What the task asks: Lines from the one containing "Write the Apache ECharts code for this chart." to the one containing "54, 15, 15];", both lines included, are to be extracted exactly from the data below; pictures are excluded.

(Entries with chart source code)
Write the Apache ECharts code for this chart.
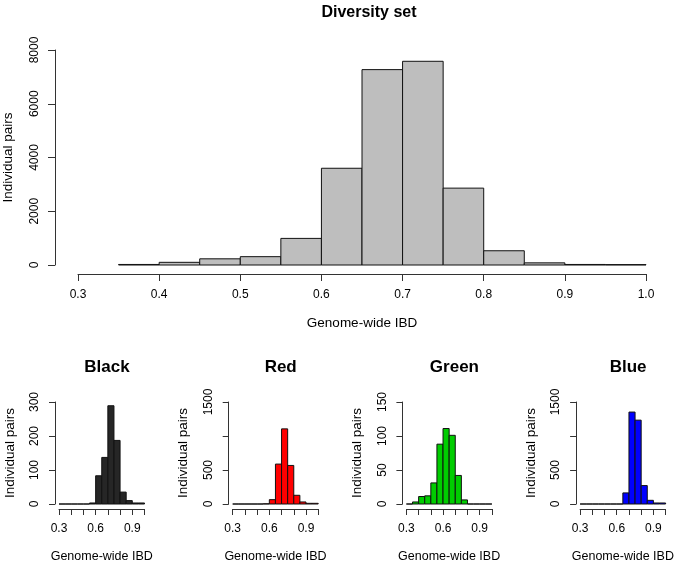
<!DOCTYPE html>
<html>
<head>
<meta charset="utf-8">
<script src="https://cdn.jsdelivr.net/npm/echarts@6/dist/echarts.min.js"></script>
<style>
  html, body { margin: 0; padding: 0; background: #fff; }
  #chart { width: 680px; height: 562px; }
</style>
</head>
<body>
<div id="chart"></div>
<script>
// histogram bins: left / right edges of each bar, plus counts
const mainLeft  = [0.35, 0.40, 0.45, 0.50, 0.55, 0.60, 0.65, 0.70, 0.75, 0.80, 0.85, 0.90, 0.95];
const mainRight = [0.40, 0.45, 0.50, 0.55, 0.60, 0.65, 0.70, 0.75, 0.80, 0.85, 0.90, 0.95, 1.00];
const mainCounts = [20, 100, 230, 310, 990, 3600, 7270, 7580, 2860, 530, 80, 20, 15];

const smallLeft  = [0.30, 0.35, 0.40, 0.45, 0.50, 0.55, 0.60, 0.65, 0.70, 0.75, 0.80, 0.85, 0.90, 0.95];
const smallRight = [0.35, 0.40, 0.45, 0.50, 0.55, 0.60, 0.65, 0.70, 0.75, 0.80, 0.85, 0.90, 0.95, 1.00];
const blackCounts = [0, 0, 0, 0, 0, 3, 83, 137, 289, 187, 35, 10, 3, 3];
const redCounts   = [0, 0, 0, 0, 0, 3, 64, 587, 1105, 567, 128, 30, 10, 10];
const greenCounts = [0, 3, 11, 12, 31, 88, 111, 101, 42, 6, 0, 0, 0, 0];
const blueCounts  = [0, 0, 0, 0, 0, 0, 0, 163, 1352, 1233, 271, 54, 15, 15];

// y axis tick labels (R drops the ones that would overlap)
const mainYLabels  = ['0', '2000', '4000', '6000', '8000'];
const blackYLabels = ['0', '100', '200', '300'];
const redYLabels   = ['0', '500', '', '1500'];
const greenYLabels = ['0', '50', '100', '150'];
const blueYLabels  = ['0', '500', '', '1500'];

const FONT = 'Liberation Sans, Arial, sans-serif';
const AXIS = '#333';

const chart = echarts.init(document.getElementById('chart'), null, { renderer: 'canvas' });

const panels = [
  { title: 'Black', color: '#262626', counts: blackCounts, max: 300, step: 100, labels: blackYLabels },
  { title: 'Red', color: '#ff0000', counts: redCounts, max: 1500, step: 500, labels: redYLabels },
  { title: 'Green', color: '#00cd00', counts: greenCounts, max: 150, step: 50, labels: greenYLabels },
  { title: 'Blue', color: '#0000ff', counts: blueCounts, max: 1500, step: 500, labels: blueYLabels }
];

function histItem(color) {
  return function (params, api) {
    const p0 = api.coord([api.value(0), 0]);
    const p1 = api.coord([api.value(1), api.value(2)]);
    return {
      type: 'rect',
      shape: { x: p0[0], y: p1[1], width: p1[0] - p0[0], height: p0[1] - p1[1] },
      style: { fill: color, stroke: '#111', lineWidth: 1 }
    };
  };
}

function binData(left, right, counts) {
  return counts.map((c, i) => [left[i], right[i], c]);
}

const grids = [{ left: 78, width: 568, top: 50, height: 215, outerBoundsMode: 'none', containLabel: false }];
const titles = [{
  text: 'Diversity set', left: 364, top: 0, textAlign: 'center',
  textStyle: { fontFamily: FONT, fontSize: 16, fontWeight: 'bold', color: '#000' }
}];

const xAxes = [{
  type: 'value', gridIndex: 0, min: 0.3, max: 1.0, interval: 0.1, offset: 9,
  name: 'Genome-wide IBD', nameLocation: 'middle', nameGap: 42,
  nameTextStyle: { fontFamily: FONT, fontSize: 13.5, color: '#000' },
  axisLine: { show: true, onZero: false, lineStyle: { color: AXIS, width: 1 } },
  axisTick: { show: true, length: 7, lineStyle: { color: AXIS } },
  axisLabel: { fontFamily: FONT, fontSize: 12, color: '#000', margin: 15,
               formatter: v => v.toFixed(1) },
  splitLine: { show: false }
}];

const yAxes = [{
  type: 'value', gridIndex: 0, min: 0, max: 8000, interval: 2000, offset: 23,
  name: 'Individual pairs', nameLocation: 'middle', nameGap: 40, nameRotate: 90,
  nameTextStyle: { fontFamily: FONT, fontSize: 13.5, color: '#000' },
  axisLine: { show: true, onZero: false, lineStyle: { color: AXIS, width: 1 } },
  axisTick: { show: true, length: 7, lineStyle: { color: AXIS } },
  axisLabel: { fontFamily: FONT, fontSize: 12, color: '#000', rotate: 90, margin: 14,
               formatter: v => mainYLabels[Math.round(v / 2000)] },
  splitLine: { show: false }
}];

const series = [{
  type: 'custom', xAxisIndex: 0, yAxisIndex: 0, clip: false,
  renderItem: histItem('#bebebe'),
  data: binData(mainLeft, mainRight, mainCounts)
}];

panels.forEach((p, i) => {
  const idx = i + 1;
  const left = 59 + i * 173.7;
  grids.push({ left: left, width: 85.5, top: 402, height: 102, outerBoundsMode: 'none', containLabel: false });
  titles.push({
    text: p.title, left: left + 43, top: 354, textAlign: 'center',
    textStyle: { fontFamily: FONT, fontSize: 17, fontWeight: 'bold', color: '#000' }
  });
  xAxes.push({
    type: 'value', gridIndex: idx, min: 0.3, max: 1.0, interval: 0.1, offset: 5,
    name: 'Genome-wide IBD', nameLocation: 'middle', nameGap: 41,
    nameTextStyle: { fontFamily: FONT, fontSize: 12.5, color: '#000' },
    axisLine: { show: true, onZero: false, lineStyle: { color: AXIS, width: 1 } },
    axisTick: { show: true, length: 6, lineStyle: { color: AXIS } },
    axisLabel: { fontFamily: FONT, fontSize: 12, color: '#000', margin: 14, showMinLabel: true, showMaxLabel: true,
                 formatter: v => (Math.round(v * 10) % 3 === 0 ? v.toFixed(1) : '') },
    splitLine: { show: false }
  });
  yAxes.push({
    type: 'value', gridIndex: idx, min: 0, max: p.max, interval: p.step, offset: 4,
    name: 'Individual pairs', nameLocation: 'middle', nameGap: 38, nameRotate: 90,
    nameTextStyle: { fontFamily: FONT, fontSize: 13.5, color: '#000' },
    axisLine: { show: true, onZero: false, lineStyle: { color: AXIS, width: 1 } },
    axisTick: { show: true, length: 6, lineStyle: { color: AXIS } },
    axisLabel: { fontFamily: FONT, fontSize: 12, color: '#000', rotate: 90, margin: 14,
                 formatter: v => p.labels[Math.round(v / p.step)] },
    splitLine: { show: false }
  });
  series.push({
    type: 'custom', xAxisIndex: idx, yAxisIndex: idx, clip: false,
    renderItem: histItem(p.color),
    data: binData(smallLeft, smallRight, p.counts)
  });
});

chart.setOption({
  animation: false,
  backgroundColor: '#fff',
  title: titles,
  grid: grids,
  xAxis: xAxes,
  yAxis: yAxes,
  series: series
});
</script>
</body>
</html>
==
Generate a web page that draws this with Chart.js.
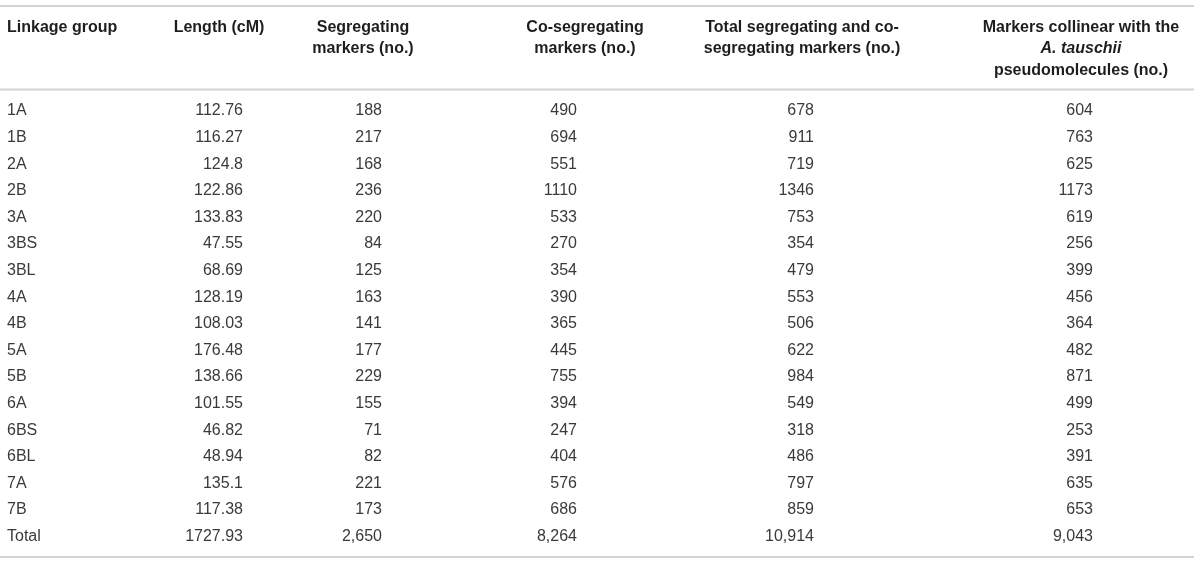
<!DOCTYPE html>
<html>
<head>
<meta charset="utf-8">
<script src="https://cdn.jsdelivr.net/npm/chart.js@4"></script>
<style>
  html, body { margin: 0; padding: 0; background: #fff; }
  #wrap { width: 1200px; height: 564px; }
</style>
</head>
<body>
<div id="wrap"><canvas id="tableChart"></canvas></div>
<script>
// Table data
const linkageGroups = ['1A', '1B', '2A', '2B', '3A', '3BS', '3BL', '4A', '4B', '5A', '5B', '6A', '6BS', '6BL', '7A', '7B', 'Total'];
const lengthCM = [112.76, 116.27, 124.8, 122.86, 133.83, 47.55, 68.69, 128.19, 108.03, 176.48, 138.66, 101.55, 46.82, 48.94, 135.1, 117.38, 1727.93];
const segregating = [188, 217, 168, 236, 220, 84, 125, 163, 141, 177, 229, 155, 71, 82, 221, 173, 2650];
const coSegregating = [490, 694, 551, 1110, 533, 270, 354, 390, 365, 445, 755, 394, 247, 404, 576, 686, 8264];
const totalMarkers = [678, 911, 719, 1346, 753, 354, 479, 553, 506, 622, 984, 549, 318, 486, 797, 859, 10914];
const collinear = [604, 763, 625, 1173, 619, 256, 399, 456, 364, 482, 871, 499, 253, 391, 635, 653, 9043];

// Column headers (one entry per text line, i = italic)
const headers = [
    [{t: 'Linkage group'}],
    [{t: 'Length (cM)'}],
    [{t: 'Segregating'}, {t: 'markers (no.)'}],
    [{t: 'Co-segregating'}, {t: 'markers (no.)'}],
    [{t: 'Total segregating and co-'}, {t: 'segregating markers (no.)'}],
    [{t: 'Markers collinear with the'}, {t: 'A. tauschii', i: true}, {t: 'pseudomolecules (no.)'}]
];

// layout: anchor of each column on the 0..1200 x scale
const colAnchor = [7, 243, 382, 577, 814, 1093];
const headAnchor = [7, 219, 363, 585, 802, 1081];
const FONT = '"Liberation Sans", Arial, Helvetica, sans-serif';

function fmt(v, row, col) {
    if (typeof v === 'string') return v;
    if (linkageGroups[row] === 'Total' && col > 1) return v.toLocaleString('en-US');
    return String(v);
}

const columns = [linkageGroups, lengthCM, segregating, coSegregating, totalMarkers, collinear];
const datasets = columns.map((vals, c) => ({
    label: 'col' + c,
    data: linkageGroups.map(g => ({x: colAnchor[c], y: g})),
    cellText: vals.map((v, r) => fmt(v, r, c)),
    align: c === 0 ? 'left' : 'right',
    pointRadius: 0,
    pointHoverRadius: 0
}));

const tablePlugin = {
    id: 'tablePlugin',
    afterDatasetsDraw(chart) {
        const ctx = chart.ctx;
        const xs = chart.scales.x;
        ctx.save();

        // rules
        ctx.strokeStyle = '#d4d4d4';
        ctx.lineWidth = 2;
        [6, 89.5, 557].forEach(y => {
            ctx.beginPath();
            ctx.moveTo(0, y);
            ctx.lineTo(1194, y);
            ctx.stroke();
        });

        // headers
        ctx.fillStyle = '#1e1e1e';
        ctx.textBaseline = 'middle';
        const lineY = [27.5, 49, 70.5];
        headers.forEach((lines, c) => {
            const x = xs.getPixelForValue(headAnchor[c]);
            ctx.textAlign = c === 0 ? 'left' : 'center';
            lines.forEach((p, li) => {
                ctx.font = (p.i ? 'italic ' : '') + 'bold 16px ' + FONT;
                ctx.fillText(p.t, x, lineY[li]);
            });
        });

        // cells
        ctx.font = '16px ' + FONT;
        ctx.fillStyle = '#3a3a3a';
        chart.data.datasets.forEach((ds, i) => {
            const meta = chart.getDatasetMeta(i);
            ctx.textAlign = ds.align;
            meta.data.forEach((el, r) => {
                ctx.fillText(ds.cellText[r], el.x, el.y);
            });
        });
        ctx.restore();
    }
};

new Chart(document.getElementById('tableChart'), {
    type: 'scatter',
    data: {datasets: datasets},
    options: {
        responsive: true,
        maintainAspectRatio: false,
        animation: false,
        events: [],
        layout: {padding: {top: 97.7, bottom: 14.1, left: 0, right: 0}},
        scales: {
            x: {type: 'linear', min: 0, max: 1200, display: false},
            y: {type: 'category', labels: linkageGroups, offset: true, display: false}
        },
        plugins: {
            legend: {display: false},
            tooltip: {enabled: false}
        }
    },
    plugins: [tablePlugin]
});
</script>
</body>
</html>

The solution:
Write the Apache ECharts code for this chart.
<!DOCTYPE html>
<html>
<head>
<meta charset="utf-8">
<script src="https://cdn.jsdelivr.net/npm/echarts@6/dist/echarts.min.js"></script>
<style>
  html, body { margin: 0; padding: 0; background: #fff; }
  #chart { width: 680px; height: 562px; }
</style>
</head>
<body>
<div id="chart"></div>
<script>
// histogram bins: left / right edges of each bar, plus counts
const mainLeft  = [0.35, 0.40, 0.45, 0.50, 0.55, 0.60, 0.65, 0.70, 0.75, 0.80, 0.85, 0.90, 0.95];
const mainRight = [0.40, 0.45, 0.50, 0.55, 0.60, 0.65, 0.70, 0.75, 0.80, 0.85, 0.90, 0.95, 1.00];
const mainCounts = [20, 100, 230, 310, 990, 3600, 7270, 7580, 2860, 530, 80, 20, 15];

const smallLeft  = [0.30, 0.35, 0.40, 0.45, 0.50, 0.55, 0.60, 0.65, 0.70, 0.75, 0.80, 0.85, 0.90, 0.95];
const smallRight = [0.35, 0.40, 0.45, 0.50, 0.55, 0.60, 0.65, 0.70, 0.75, 0.80, 0.85, 0.90, 0.95, 1.00];
const blackCounts = [0, 0, 0, 0, 0, 3, 83, 137, 289, 187, 35, 10, 3, 3];
const redCounts   = [0, 0, 0, 0, 0, 3, 64, 587, 1105, 567, 128, 30, 10, 10];
const greenCounts = [0, 3, 11, 12, 31, 88, 111, 101, 42, 6, 0, 0, 0, 0];
const blueCounts  = [0, 0, 0, 0, 0, 0, 0, 163, 1352, 1233, 271, 54, 15, 15];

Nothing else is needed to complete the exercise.